Specifically, Santos said the storage of session cookies within system memory is required to maintain the operation of the session in the event that re-establishment is required due to network interruption. Any session material stored by the Cisco AnyConnect client or clientless products is destroyed once the session is deliberately terminated by the client, according to Santos.

Cisco has documented the concerns raised by CERT, Santos said, and said the company's engineering teams will incorporate the feedback into discussions around future Cisco AnyConnect design improvements.

The company additionally determined that Cisco AnyConnect isn't vulnerable to writing a currently valid session token into log files. CERT had expressed concerns about Palo Alto Networks, Pulse Secure, and F5 Networks products storing session cookies insecurely in log files, but hadn't taken issue with Cisco's log storage technique.

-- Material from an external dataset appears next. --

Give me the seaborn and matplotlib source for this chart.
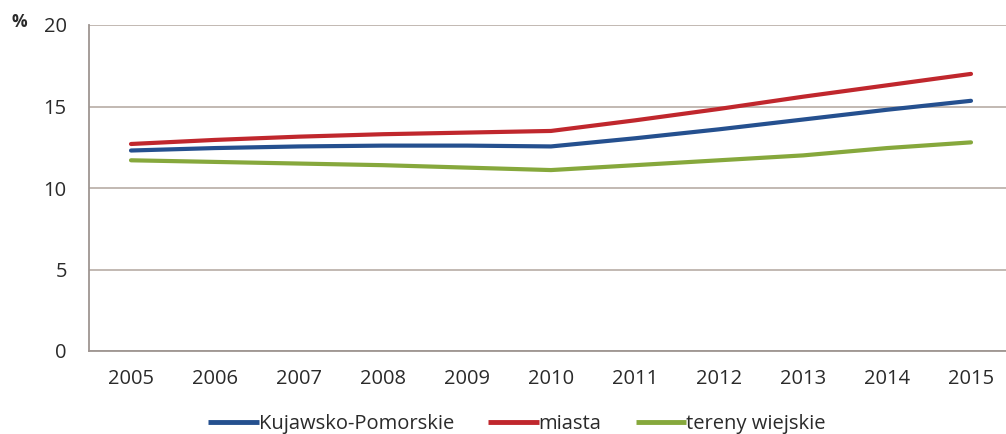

If an attacker has persistent access to a VPN user's endpoint or exfiltrates the cookie using other methods they could replay the session and bypass other authentication methods, according to CERT. An attacker with a stolen token would have access to the same company apps, systems and data as a legitimate user does through their VPN session, CERT said.

CERT said that VPN applications from Check Point Software Technologies, LANCOM Systems, and pfSense were not affected by this vulnerability. The status of VPN applications from more than 200 other vendors, however, remains unknown, according to CERT.